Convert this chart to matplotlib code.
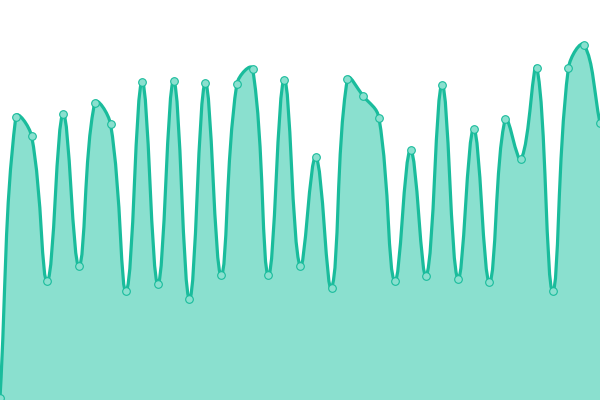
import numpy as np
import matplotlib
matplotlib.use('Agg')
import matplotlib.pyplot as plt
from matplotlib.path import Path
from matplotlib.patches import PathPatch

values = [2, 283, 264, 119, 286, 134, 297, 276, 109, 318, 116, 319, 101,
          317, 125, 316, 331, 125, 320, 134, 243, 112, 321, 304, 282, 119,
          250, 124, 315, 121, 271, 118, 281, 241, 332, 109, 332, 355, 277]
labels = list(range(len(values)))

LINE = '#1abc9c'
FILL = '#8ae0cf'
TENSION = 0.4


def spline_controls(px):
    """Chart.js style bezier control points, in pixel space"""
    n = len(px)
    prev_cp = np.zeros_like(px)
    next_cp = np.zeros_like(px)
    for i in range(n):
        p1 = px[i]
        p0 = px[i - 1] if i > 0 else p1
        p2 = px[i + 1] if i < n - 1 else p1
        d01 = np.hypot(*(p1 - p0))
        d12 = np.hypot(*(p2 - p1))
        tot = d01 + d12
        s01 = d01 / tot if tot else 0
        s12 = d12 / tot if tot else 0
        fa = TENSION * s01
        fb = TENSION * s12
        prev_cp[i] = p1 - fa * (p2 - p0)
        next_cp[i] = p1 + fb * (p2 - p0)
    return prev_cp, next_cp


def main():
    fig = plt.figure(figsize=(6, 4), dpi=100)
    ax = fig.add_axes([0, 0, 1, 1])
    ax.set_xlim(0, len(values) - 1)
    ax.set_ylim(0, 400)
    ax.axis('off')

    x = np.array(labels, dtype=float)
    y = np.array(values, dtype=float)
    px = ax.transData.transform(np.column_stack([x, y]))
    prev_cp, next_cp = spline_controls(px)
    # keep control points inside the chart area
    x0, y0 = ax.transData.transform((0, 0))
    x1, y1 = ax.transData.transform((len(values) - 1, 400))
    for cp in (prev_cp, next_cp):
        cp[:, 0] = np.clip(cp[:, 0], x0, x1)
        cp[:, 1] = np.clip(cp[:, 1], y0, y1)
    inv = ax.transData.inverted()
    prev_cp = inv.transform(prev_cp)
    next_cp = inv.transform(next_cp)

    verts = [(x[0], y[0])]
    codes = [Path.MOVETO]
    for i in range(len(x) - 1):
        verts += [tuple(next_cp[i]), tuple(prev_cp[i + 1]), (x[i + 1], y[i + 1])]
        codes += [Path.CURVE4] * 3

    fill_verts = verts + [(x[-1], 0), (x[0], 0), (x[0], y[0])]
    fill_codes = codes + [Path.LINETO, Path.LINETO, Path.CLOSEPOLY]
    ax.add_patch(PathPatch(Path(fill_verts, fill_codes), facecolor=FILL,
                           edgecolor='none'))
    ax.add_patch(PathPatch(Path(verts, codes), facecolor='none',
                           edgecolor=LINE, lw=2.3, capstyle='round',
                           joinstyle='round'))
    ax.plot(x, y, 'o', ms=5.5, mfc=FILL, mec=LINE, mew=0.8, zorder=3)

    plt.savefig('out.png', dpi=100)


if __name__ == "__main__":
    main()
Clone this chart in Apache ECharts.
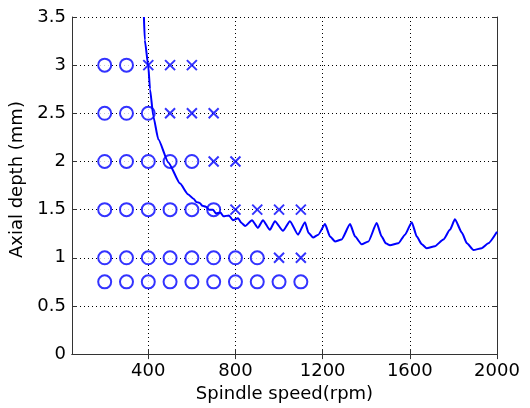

--- OBJECTIVE ---
Pictures do not belong in the copy. Repeat only the lines from the top of the records through the line containing "TENSION = 0.4".

--- EXERCISE RESULT ---
Convert this chart to matplotlib code.
import numpy as np
import matplotlib
matplotlib.use('Agg')
import matplotlib.pyplot as plt
from matplotlib.path import Path
from matplotlib.patches import PathPatch

values = [2, 283, 264, 119, 286, 134, 297, 276, 109, 318, 116, 319, 101,
          317, 125, 316, 331, 125, 320, 134, 243, 112, 321, 304, 282, 119,
          250, 124, 315, 121, 271, 118, 281, 241, 332, 109, 332, 355, 277]
labels = list(range(len(values)))

LINE = '#1abc9c'
FILL = '#8ae0cf'
TENSION = 0.4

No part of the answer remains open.